Benchmarking Ubuntu's Low-Latency Kernel & Liquorix Post-Meltdown
Written by Michael Larabel in Software on 14 January 2018. Page 1 of 5. 30 Comments

A new Phoronix Premium member was hypothesizing in the forums whether Ubuntu's low-latency kernel would be performing better in the wake of the Kernel Page Table Isolation (KPTI) support in the kernel for fending off the Meltdown CPU vulnerability. With always aiming to deliver on test requests by premium members, I ran some benchmarks of the Ubuntu low-latency vs. generic kernels and I also tossed in the Liquorix kernel for benchmarking too.

The Ubuntu low-latency kernel is designed for, well, low-latency workloads like audio processing/recording. The lowlatency kernel compared to the generic Linux x86_64 kernel enables IRQ_FORCED_THREADING_DEFAULT, disables TREE_RCU in favor of PREEMPT_RCU, disables OPTPROBES, enables UNINLINE_SPIN_UNLOCK while disables the INLINE_*_UNLOCK tunables, enables PREEMPT support, changes to 1000Hz tick from 250Hz, and enables LATENCYTOP support.

The Liquorix kernel continues to be a bit more unique and among its alterations compared to a generic kernel is Zen interactive tuning, making use of the MuQSS process scheduler, hard kernel preemption, BFQ I/O scheduler by default, network optimizations, and more as outlined at Liquorix also defaults to CPUFreq on Intel CPUs and uses the ondemand governor rather than the other tested kernels defaulting to P_State powersave.

For these tests were benchmarks of 4.13.0-25-generic (the current default Ubuntu 17.10 kernel with KPTI patched), 4.14.13-041413-generic as the latest upstream stable kernel from the Ubuntu Mainline Kernel PPA, 4.14.13-041413-lowlatency as the equivalent low-latency Ubuntu kernel, and then 4.14.0-13.1-liquorix as the latest Liquorix kernel via its Launchpad PPA. All of these kernels had KPTI protection present and enabled, none of them currently have the (currently out-of-tree) Retpoline support.

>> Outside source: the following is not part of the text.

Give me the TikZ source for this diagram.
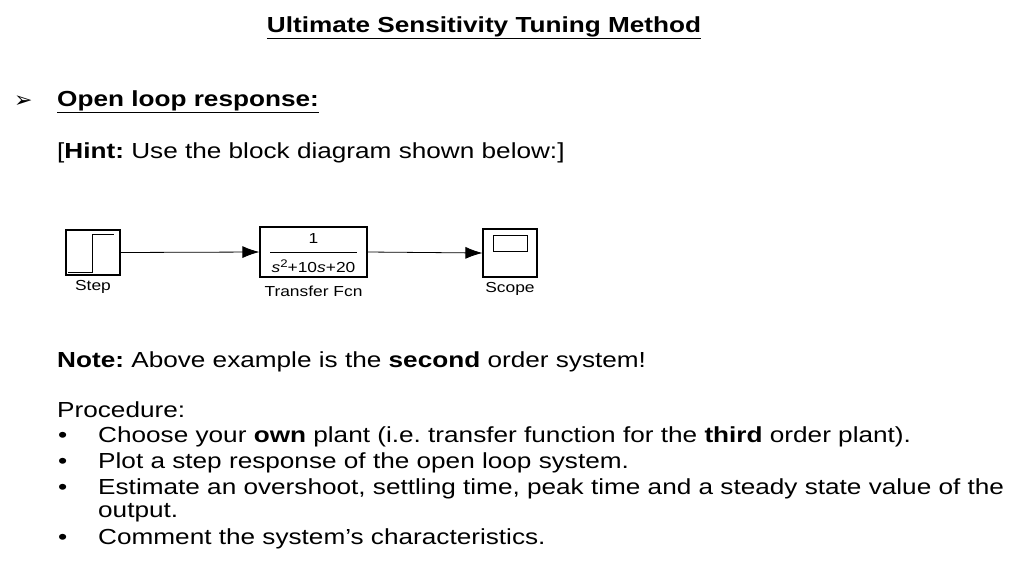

Here's all the details from the same Intel Core i9 7980XE system used during testing with its 16 cores / 32 threads and 2.6GHz base frequency with 4.2GHz turbo / 4.4GHz TBM3. A Radeon RX 580 was the graphics card in use for some of the GPU tests while a Corsair Force MP500 NVMe 120GB SSD was the storage device throughout all this testing from the Ubuntu 17.10 x86_64 operating system. For those new here, the CPU was run at stock frequencies: the reported frequency difference just comes down to a reporting difference between the P-State and CPUfreq scaling drivers. All of these benchmarks were automated via the Phoronix Test Suite.